By Cherri Gregg
PHILADELPHIA (CBS) — Elleanor Jean Hendley has spent her life making a positive impact on those around her.
Hendley worked first as a schoolteacher before transitioning into television news. She graced the small screen in Philadelphia for nearly three decades while working at CBS-3, first as producer and host of “City Lights,” then as the station’s education reporter.
But while navigating her powerhouse career, “E.J.” used her influence and exposure to create Teenshop Inc., a legacy that will undoubtedly last a lifetime.
“I never envisioned this program becoming what it has become,” said Hendley recently. The nonprofit, which she started in 1985, shapes the lives of girls aged 13 to 18 through weekend workshops on etiquette, job training, and more.

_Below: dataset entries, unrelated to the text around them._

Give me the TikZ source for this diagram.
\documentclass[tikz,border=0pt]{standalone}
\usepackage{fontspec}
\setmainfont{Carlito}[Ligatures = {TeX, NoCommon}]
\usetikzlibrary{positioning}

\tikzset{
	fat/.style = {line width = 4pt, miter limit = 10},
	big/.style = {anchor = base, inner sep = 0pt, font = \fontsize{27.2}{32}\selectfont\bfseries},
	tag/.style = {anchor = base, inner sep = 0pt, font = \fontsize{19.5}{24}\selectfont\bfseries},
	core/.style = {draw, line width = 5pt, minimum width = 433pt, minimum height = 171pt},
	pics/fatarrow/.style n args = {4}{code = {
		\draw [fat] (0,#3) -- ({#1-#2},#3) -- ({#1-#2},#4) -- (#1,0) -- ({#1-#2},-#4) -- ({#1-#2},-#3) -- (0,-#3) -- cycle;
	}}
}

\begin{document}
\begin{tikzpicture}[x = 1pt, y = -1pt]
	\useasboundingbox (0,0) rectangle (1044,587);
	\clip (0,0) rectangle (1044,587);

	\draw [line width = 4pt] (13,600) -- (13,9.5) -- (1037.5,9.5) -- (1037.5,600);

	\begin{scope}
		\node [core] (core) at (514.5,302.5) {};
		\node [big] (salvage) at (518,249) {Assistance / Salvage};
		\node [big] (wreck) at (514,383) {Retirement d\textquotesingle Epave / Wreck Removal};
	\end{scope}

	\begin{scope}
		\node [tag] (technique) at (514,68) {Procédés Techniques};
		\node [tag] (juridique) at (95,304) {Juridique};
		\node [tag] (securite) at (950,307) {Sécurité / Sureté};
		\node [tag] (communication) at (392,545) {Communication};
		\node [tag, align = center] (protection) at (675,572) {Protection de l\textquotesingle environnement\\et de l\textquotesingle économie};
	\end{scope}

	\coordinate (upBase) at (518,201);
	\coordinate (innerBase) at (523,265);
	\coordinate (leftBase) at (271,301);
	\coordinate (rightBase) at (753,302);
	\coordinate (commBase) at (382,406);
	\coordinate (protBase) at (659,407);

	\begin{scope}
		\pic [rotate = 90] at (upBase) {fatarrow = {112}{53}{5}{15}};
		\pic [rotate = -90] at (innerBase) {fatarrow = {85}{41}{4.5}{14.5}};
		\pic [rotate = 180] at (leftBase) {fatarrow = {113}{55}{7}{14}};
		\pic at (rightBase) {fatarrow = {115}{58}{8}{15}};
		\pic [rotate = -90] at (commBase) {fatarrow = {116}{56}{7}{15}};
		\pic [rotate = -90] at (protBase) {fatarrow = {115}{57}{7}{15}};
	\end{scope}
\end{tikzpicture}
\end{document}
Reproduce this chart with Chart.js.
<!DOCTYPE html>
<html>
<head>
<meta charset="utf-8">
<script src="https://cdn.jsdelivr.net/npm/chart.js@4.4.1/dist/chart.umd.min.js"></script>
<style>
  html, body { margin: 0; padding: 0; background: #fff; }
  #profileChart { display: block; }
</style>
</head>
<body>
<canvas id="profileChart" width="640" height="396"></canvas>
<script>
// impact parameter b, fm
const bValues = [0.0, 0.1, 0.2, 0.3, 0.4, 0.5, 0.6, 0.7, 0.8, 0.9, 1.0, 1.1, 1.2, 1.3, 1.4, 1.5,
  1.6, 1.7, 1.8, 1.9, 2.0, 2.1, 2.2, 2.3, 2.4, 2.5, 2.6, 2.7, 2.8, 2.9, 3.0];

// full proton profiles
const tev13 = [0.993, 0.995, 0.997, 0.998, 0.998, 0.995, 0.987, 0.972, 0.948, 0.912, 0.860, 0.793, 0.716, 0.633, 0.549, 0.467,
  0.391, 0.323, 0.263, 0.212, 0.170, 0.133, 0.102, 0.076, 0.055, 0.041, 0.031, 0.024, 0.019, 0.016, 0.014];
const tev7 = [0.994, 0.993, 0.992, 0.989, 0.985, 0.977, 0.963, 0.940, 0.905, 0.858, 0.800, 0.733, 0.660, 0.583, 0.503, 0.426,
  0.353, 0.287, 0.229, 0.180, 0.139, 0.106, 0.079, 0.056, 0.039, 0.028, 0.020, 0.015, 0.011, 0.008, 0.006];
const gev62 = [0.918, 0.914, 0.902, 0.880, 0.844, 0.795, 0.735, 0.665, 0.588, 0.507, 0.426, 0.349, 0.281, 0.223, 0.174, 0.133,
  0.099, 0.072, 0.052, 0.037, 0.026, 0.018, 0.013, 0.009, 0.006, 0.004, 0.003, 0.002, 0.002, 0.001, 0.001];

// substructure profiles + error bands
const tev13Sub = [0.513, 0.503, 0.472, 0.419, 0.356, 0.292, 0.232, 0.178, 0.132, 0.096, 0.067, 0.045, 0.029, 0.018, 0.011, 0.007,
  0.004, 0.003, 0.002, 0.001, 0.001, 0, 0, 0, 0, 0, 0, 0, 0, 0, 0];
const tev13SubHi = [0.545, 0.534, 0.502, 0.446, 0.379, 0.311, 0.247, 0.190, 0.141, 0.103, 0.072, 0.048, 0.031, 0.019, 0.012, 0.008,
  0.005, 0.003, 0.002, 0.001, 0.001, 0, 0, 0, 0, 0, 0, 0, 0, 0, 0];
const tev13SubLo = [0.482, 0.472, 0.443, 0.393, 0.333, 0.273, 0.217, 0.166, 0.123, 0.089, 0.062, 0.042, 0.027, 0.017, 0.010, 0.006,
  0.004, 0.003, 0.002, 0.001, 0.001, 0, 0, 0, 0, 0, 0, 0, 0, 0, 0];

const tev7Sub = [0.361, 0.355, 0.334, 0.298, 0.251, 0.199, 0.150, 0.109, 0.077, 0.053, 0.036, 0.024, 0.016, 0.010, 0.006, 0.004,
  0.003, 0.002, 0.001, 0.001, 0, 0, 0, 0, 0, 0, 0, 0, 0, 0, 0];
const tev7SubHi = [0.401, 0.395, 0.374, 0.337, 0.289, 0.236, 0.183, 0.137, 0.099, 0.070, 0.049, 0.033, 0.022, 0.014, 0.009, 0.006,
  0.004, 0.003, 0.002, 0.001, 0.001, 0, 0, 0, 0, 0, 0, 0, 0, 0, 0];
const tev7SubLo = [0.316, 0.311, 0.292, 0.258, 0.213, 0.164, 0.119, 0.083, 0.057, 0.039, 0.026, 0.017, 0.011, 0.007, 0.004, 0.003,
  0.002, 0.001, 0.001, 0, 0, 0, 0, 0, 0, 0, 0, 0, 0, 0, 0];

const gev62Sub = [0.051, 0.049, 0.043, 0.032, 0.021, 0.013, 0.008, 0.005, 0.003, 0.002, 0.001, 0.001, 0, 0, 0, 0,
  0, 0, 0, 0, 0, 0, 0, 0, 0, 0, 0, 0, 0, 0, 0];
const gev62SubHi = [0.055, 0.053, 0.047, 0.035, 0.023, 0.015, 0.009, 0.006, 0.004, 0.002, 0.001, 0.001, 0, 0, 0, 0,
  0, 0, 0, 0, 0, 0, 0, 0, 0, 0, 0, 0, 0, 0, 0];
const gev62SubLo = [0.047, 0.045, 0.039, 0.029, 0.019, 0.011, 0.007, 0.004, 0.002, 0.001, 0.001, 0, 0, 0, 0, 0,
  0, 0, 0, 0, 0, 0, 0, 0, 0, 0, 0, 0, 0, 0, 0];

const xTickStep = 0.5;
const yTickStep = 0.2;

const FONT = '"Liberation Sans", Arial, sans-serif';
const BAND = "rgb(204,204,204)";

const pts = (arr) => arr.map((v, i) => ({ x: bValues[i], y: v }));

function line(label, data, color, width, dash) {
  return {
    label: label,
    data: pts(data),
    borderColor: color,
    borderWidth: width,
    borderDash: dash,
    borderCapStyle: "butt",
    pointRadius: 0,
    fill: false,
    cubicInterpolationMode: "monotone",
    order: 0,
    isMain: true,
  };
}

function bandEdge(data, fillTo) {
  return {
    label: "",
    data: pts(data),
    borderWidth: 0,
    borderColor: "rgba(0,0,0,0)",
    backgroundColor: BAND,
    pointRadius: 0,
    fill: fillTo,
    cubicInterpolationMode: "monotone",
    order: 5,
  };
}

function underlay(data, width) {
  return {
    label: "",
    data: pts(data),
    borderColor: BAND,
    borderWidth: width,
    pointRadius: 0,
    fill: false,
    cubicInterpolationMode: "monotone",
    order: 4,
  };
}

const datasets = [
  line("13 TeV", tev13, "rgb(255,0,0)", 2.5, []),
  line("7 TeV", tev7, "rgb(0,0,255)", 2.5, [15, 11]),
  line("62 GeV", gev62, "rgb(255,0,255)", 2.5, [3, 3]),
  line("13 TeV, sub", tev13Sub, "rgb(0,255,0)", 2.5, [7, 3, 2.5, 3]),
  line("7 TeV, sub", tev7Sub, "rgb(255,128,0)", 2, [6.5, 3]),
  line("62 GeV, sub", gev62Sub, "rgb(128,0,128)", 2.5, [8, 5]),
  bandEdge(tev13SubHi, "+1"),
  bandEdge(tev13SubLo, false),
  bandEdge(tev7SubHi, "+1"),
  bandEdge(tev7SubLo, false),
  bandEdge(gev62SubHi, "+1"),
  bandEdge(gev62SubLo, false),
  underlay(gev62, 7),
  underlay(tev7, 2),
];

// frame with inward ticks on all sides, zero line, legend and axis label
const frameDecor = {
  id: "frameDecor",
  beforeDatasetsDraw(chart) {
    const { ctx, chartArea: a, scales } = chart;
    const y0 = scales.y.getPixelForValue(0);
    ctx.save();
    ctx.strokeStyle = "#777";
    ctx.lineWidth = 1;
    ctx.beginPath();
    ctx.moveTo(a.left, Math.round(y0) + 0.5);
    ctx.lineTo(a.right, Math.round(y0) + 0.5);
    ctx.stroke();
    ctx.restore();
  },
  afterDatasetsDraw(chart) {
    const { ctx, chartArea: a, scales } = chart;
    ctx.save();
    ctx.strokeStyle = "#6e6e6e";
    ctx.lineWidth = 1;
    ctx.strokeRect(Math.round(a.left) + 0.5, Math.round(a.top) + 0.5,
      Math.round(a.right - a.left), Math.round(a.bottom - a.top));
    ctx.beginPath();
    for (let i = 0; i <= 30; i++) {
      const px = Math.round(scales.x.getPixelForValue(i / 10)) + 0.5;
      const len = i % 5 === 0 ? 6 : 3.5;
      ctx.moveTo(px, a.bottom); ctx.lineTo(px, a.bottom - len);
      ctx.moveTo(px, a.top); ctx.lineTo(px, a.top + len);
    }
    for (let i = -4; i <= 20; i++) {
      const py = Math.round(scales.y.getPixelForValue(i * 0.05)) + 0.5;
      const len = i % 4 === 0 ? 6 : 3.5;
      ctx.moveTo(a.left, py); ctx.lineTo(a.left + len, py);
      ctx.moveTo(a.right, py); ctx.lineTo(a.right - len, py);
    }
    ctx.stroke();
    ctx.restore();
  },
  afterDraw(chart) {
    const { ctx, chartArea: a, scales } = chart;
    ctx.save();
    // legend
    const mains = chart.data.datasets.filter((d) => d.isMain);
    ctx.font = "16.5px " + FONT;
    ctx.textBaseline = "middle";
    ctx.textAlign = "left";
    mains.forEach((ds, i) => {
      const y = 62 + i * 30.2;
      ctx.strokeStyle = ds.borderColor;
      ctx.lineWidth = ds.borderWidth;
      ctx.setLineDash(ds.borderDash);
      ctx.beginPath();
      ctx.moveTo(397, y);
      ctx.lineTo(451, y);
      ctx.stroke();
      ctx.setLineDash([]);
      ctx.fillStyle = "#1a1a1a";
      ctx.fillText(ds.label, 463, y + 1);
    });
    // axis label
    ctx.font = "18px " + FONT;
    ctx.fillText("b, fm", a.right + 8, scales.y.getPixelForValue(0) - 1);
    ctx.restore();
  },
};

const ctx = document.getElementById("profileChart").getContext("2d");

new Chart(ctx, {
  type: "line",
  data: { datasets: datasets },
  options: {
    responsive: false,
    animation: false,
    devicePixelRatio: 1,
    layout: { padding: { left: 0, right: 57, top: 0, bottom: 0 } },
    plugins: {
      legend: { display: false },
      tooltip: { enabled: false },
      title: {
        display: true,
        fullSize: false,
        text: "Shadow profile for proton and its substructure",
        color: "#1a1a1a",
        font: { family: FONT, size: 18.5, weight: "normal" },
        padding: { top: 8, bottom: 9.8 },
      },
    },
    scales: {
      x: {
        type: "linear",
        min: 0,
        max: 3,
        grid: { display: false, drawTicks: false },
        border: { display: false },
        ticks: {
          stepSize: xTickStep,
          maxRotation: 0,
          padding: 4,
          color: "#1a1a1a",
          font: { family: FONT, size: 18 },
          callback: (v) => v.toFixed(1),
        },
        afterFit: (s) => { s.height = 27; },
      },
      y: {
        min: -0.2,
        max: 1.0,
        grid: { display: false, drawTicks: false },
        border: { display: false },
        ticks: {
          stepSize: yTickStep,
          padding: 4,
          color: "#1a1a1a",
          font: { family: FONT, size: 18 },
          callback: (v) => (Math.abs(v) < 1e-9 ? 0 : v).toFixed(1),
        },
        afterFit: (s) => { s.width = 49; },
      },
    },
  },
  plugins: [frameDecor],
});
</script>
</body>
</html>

Over the years, Teenshop has touched the lives of thousands of young women.
“Teenshop is for any girl who has a goal,” says Hendley, who oversees four chapters — three in Philadelphia and one in Los Angeles. “Teenshop is just one part of the village that it takes to raise a child.”
Teenshop’s curriculum is based in large part on Hendley’s life. She says she was queen of her cotillion in Savannah, Ga., and later started an etiquette club.
And as a teacher and broadcaster, Hendley believes in education and proper presentation, which is why Teenshop programming includes a mandatory college tour, a summer leadership conference, speakers’ series, and an annual community service project called “Shoes for Life.”
Together, these experiences transform girls into young women who are ready to take on the world.
“All of our girls go to college,” says Hendley, “and many of our alumnae come back as college graduates and working women, and mentor the new class of girls.”
Hendley says she never had a “plan” for Teenshop. Instead, she says, a higher power pushed her to create the organization, which relies heavily on a strong base of volunteers who donate their time and talent to help the program move forward.
“We live on a shoestring budget,” says Hendley, “and we really, really hope we can generate more corporate support and more foundation support. But we survive because we have fashioned our programming so that regardless of the economy, we do not have to close our doors.”
Hendley says her future focus will be on getting the nonprofit to its 30th anniversary (in 2015), and on creating a more steady stream of funding to expand programming.
“It’s about being able to help people,” she says. “And we keep walking in faith.”